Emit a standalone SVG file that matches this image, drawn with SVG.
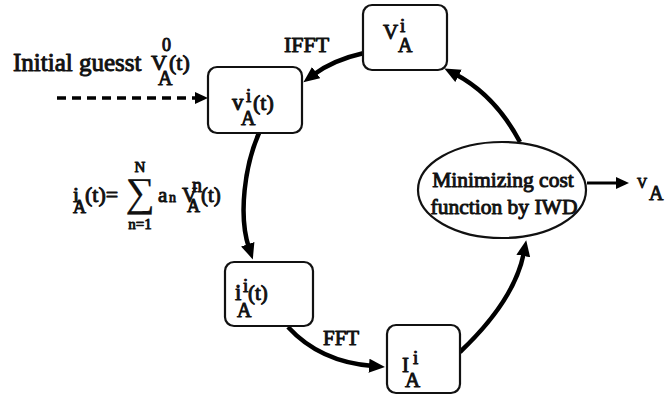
<svg xmlns="http://www.w3.org/2000/svg" width="671" height="399" viewBox="0 0 671 399" font-family="Liberation Serif">
<defs>
<marker id="ah" markerUnits="userSpaceOnUse" markerWidth="18" markerHeight="16" refX="4" refY="7" orient="auto" viewBox="0 0 18 16">
<path d="M0,0 L16,7 L0,14 z" fill="#000"/>
</marker>
<marker id="ahs" markerUnits="userSpaceOnUse" markerWidth="14" markerHeight="14" refX="3" refY="6" orient="auto" viewBox="0 0 14 14">
<path d="M0,0 L13,6 L0,12 z" fill="#000"/>
</marker>
</defs>
<style>
text{fill:#111;stroke:#111;stroke-width:0.95;stroke-linejoin:round}
.box{fill:#fff;stroke:#111;stroke-width:2.2}
.conn{fill:none;stroke:#000;stroke-width:4.5;marker-end:url(#ah)}
.m{text-anchor:middle}
.thin{stroke-width:0.2}
</style>
<rect width="671" height="399" fill="#fff"/>
<g id="connectors">
<path class="conn" d="M364,53 Q333,60 313,75"/>
<path class="conn" d="M259,133 C245,165 238,215 249,248"/>
<path class="conn" d="M288,327 Q320,362 373,366"/>
<path class="conn" d="M460,352 Q515,300 524,252"/>
<path class="conn" d="M520,142 Q495,95 455,74"/>
<path d="M57,98 L198,98" fill="none" stroke="#000" stroke-width="3.5" stroke-dasharray="9,6" marker-end="url(#ahs)"/>
<path d="M587,183 L619,183" fill="none" stroke="#000" stroke-width="3" marker-end="url(#ahs)"/>
</g>
<g id="initial-guess" font-family="Liberation Serif">
<text x="13" y="71" font-size="25">Initial guesst</text>
<text x="151" y="70" font-size="22">V</text>
<text x="162" y="51" font-size="18">0</text>
<text x="158" y="85" font-size="20">A</text>
<text x="169" y="70" font-size="22">(t)</text>
</g>
<g id="label-ifft" font-family="Liberation Serif"><text x="284" y="52" font-size="22">IFFT</text></g>
<g id="label-fft" font-family="Liberation Serif"><text x="323" y="345" font-size="21">FFT</text></g>
<g id="formula" font-family="Liberation Serif">
<text x="73" y="202" font-size="22">i</text>
<text x="73" y="213" font-size="18">A</text>
<text x="85" y="202" font-size="22">(t)=</text>
<text x="140" y="206" font-size="41" class="m thin">∑</text>
<text x="140" y="172" font-size="15" class="m">N</text>
<text x="140" y="229" font-size="15" class="m">n=1</text>
<text x="158" y="202" font-size="21">a</text>
<text x="169" y="202" font-size="14">n</text>
<text x="182" y="202" font-size="21">V</text>
<text x="192" y="192" font-size="20">n</text>
<text x="187" y="212" font-size="18">A</text>
<text x="201" y="202" font-size="21">(t)</text>
</g>
<g id="node-v-time" font-family="Liberation Serif">
<rect class="box" x="208" y="67" width="94" height="66" rx="9"/>
<text x="232" y="110" font-size="23">v</text>
<text x="246" y="102" font-size="19">i</text>
<text x="241" y="125" font-size="20">A</text>
<text x="253" y="110" font-size="22">(t)</text>
</g>
<g id="node-V-freq" font-family="Liberation Serif">
<rect class="box" x="363" y="5" width="84" height="65" rx="9"/>
<text x="383" y="39" font-size="21">V</text>
<text x="400" y="32" font-size="19">i</text>
<text x="398" y="52" font-size="20">A</text>
</g>
<g id="node-i-time" font-family="Liberation Serif">
<rect class="box" x="225" y="262" width="88" height="64" rx="9"/>
<text x="235" y="300" font-size="23">i</text>
<text x="243" y="292" font-size="19">i</text>
<text x="237" y="317" font-size="20">A</text>
<text x="248" y="300" font-size="21">(t)</text>
</g>
<g id="node-I-freq" font-family="Liberation Serif">
<rect class="box" x="387" y="325" width="73" height="68" rx="9"/>
<text x="402" y="372" font-size="21">I</text>
<text x="413" y="364" font-size="19">i</text>
<text x="405" y="387" font-size="21">A</text>
</g>
<g id="node-iwd" font-family="Liberation Serif">
<ellipse cx="502" cy="190" rx="84" ry="48" fill="#fff" stroke="#111" stroke-width="2.2"/>
<text x="503" y="187" font-size="21.5" class="m">Minimizing cost</text>
<text x="504" y="214" font-size="21.5" class="m">function by IWD</text>
</g>
<g id="output" font-family="Liberation Serif">
<text x="637" y="188" font-size="14">V</text>
<text x="649" y="200" font-size="20">A</text>
</g>
</svg>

» **SHORT PROBLEM**: Using the material above, set down every line exactly, but skip the pictures.

» **OUTPUT**:
Emit a standalone SVG file that matches this image, drawn with SVG.
<svg xmlns="http://www.w3.org/2000/svg" width="671" height="399" viewBox="0 0 671 399" font-family="Liberation Serif">
<defs>
<marker id="ah" markerUnits="userSpaceOnUse" markerWidth="18" markerHeight="16" refX="4" refY="7" orient="auto" viewBox="0 0 18 16">
<path d="M0,0 L16,7 L0,14 z" fill="#000"/>
</marker>
<marker id="ahs" markerUnits="userSpaceOnUse" markerWidth="14" markerHeight="14" refX="3" refY="6" orient="auto" viewBox="0 0 14 14">
<path d="M0,0 L13,6 L0,12 z" fill="#000"/>
</marker>
</defs>
<style>
text{fill:#111;stroke:#111;stroke-width:0.95;stroke-linejoin:round}
.box{fill:#fff;stroke:#111;stroke-width:2.2}
.conn{fill:none;stroke:#000;stroke-width:4.5;marker-end:url(#ah)}
.m{text-anchor:middle}
.thin{stroke-width:0.2}
</style>
<rect width="671" height="399" fill="#fff"/>
<g id="connectors">
<path class="conn" d="M364,53 Q333,60 313,75"/>
<path class="conn" d="M259,133 C245,165 238,215 249,248"/>
<path class="conn" d="M288,327 Q320,362 373,366"/>
<path class="conn" d="M460,352 Q515,300 524,252"/>
<path class="conn" d="M520,142 Q495,95 455,74"/>
<path d="M57,98 L198,98" fill="none" stroke="#000" stroke-width="3.5" stroke-dasharray="9,6" marker-end="url(#ahs)"/>
<path d="M587,183 L619,183" fill="none" stroke="#000" stroke-width="3" marker-end="url(#ahs)"/>
</g>
<g id="initial-guess" font-family="Liberation Serif">
<text x="13" y="71" font-size="25">Initial guesst</text>
<text x="151" y="70" font-size="22">V</text>
<text x="162" y="51" font-size="18">0</text>
<text x="158" y="85" font-size="20">A</text>
<text x="169" y="70" font-size="22">(t)</text>
</g>
<g id="label-ifft" font-family="Liberation Serif"><text x="284" y="52" font-size="22">IFFT</text></g>
<g id="label-fft" font-family="Liberation Serif"><text x="323" y="345" font-size="21">FFT</text></g>
<g id="formula" font-family="Liberation Serif">
<text x="73" y="202" font-size="22">i</text>
<text x="73" y="213" font-size="18">A</text>
<text x="85" y="202" font-size="22">(t)=</text>
<text x="140" y="206" font-size="41" class="m thin">∑</text>
<text x="140" y="172" font-size="15" class="m">N</text>
<text x="140" y="229" font-size="15" class="m">n=1</text>
<text x="158" y="202" font-size="21">a</text>
<text x="169" y="202" font-size="14">n</text>
<text x="182" y="202" font-size="21">V</text>
<text x="192" y="192" font-size="20">n</text>
<text x="187" y="212" font-size="18">A</text>
<text x="201" y="202" font-size="21">(t)</text>
</g>
<g id="node-v-time" font-family="Liberation Serif">
<rect class="box" x="208" y="67" width="94" height="66" rx="9"/>
<text x="232" y="110" font-size="23">v</text>
<text x="246" y="102" font-size="19">i</text>
<text x="241" y="125" font-size="20">A</text>
<text x="253" y="110" font-size="22">(t)</text>
</g>
<g id="node-V-freq" font-family="Liberation Serif">
<rect class="box" x="363" y="5" width="84" height="65" rx="9"/>
<text x="383" y="39" font-size="21">V</text>
<text x="400" y="32" font-size="19">i</text>
<text x="398" y="52" font-size="20">A</text>
</g>
<g id="node-i-time" font-family="Liberation Serif">
<rect class="box" x="225" y="262" width="88" height="64" rx="9"/>
<text x="235" y="300" font-size="23">i</text>
<text x="243" y="292" font-size="19">i</text>
<text x="237" y="317" font-size="20">A</text>
<text x="248" y="300" font-size="21">(t)</text>
</g>
<g id="node-I-freq" font-family="Liberation Serif">
<rect class="box" x="387" y="325" width="73" height="68" rx="9"/>
<text x="402" y="372" font-size="21">I</text>
<text x="413" y="364" font-size="19">i</text>
<text x="405" y="387" font-size="21">A</text>
</g>
<g id="node-iwd" font-family="Liberation Serif">
<ellipse cx="502" cy="190" rx="84" ry="48" fill="#fff" stroke="#111" stroke-width="2.2"/>
<text x="503" y="187" font-size="21.5" class="m">Minimizing cost</text>
<text x="504" y="214" font-size="21.5" class="m">function by IWD</text>
</g>
<g id="output" font-family="Liberation Serif">
<text x="637" y="188" font-size="14">V</text>
<text x="649" y="200" font-size="20">A</text>
</g>
</svg>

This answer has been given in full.